§ EXERCISE DESCRIPTION
Would you retype, exactly and without the pictures, the lines between the line holding "Write the TikZ code for this diagram." and the line holding "(evaluasi.west |- s5);", inclusive, and nothing else?

§ RECORDS SUPPLIED

___

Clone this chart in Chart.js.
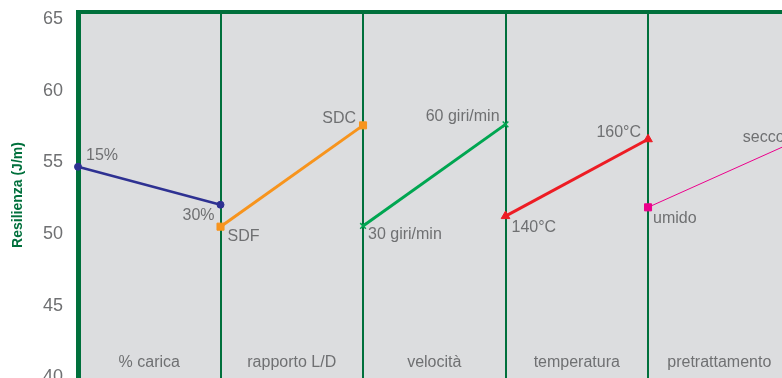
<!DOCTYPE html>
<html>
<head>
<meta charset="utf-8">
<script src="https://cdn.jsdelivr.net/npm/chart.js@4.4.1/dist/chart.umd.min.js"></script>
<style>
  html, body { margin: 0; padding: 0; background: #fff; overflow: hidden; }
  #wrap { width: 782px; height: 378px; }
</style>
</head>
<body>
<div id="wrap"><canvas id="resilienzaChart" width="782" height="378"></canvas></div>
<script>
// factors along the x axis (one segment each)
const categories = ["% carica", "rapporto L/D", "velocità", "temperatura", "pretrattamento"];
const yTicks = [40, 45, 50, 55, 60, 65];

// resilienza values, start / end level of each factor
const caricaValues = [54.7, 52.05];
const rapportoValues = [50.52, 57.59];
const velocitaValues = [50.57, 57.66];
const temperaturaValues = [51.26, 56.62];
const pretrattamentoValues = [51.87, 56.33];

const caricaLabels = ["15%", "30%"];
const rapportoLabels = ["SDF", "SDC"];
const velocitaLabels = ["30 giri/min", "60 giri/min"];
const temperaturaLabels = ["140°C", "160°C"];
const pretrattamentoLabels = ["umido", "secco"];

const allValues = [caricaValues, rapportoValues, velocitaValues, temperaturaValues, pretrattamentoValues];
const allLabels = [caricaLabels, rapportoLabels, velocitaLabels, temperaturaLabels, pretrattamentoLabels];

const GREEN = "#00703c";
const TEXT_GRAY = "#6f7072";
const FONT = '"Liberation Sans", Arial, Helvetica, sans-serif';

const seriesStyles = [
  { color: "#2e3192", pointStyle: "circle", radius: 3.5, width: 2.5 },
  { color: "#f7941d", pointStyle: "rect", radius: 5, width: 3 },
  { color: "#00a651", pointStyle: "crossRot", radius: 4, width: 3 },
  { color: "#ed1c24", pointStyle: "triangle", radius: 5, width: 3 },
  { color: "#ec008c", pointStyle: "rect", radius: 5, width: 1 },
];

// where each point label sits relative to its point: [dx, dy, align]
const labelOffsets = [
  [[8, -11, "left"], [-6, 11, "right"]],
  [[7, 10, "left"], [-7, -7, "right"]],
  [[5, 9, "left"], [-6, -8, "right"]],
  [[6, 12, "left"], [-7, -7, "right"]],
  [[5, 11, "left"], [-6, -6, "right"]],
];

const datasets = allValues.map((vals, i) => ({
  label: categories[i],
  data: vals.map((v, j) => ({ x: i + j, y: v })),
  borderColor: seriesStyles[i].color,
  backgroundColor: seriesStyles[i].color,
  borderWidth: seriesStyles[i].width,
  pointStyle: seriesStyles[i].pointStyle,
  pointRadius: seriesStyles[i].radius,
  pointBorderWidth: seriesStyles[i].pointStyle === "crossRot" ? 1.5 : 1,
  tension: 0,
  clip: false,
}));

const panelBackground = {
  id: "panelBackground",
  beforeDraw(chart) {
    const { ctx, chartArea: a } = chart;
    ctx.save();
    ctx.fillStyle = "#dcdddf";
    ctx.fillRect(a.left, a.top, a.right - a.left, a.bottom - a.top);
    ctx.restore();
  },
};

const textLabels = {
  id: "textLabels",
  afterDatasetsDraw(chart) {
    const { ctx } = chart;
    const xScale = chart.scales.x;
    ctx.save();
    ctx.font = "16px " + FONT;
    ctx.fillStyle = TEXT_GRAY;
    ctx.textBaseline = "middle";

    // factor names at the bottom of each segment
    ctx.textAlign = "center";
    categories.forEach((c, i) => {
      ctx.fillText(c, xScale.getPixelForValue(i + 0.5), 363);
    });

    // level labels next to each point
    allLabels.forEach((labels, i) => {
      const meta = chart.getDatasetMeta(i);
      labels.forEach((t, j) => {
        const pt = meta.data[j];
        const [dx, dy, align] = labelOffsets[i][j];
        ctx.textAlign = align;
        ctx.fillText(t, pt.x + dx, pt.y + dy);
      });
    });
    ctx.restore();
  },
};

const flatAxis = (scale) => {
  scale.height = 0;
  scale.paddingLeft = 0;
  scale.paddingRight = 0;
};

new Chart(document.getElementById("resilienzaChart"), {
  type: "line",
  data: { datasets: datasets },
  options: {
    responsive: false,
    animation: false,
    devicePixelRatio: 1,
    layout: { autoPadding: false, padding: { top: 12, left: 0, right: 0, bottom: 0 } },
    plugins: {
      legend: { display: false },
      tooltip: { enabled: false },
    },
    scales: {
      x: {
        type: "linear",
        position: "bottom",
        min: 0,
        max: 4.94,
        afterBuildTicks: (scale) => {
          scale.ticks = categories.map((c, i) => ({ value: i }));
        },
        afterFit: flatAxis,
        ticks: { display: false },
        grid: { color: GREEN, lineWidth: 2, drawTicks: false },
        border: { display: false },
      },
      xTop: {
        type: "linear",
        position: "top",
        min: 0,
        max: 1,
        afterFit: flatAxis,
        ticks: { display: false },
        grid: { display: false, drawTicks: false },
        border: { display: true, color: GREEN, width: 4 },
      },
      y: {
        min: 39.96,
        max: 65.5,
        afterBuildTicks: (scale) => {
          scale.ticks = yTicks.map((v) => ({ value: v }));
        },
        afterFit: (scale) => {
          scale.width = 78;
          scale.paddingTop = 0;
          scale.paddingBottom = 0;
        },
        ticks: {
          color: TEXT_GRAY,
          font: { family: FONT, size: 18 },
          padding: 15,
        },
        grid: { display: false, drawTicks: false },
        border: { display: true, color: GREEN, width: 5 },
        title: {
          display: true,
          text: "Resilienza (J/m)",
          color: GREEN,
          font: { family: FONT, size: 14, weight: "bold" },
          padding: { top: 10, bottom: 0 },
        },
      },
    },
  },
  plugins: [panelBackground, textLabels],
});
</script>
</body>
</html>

___

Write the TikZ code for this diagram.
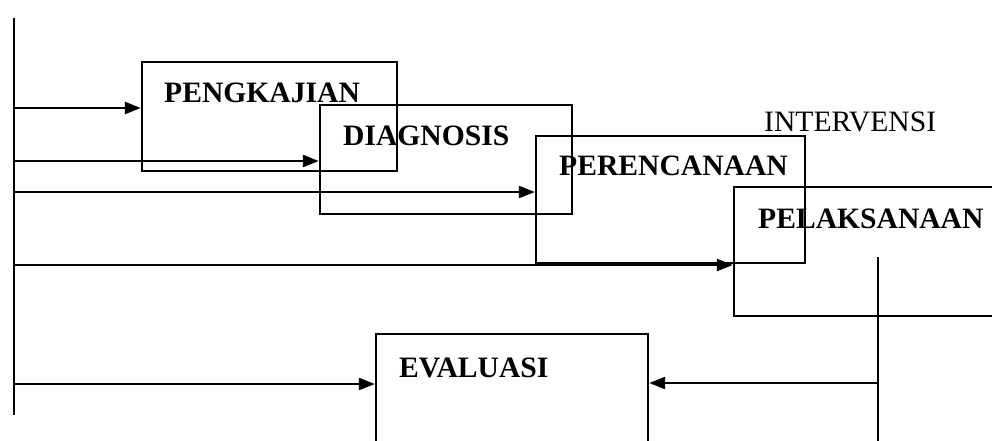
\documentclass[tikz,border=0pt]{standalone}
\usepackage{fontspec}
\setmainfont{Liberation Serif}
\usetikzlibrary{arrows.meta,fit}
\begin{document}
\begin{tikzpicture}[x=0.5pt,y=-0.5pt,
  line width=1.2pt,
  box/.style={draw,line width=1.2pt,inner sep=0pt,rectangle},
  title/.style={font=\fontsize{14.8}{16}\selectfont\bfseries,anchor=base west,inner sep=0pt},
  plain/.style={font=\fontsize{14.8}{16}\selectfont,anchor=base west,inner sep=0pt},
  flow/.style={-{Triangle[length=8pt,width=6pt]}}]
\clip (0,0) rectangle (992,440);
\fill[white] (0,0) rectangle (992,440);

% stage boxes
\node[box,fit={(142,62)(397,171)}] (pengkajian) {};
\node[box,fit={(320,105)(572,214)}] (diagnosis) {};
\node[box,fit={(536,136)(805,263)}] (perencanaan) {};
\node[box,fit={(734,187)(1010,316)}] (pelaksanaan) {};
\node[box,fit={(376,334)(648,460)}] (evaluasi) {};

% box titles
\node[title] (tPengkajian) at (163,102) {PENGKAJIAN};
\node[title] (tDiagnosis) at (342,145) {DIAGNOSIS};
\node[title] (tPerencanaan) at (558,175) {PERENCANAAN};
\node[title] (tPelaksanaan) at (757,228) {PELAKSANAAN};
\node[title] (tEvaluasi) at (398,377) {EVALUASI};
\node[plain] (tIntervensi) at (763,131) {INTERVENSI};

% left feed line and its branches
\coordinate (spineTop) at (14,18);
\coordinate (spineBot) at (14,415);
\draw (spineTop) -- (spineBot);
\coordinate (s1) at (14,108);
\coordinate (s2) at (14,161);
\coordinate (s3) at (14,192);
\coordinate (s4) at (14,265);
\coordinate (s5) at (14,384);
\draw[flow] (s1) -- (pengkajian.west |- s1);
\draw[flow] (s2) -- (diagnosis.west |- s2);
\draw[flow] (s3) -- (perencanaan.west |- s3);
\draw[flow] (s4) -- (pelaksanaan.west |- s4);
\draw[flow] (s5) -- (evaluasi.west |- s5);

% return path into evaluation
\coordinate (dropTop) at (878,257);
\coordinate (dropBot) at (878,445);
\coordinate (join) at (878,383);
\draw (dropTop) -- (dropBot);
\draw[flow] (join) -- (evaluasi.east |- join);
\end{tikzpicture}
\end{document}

___

§ RESULT OF THIS EXERCISE
Write the TikZ code for this diagram.
\documentclass[tikz,border=0pt]{standalone}
\usepackage{fontspec}
\setmainfont{Liberation Serif}
\usetikzlibrary{arrows.meta,fit}
\begin{document}
\begin{tikzpicture}[x=0.5pt,y=-0.5pt,
  line width=1.2pt,
  box/.style={draw,line width=1.2pt,inner sep=0pt,rectangle},
  title/.style={font=\fontsize{14.8}{16}\selectfont\bfseries,anchor=base west,inner sep=0pt},
  plain/.style={font=\fontsize{14.8}{16}\selectfont,anchor=base west,inner sep=0pt},
  flow/.style={-{Triangle[length=8pt,width=6pt]}}]
\clip (0,0) rectangle (992,440);
\fill[white] (0,0) rectangle (992,440);

% stage boxes
\node[box,fit={(142,62)(397,171)}] (pengkajian) {};
\node[box,fit={(320,105)(572,214)}] (diagnosis) {};
\node[box,fit={(536,136)(805,263)}] (perencanaan) {};
\node[box,fit={(734,187)(1010,316)}] (pelaksanaan) {};
\node[box,fit={(376,334)(648,460)}] (evaluasi) {};

% box titles
\node[title] (tPengkajian) at (163,102) {PENGKAJIAN};
\node[title] (tDiagnosis) at (342,145) {DIAGNOSIS};
\node[title] (tPerencanaan) at (558,175) {PERENCANAAN};
\node[title] (tPelaksanaan) at (757,228) {PELAKSANAAN};
\node[title] (tEvaluasi) at (398,377) {EVALUASI};
\node[plain] (tIntervensi) at (763,131) {INTERVENSI};

% left feed line and its branches
\coordinate (spineTop) at (14,18);
\coordinate (spineBot) at (14,415);
\draw (spineTop) -- (spineBot);
\coordinate (s1) at (14,108);
\coordinate (s2) at (14,161);
\coordinate (s3) at (14,192);
\coordinate (s4) at (14,265);
\coordinate (s5) at (14,384);
\draw[flow] (s1) -- (pengkajian.west |- s1);
\draw[flow] (s2) -- (diagnosis.west |- s2);
\draw[flow] (s3) -- (perencanaan.west |- s3);
\draw[flow] (s4) -- (pelaksanaan.west |- s4);
\draw[flow] (s5) -- (evaluasi.west |- s5);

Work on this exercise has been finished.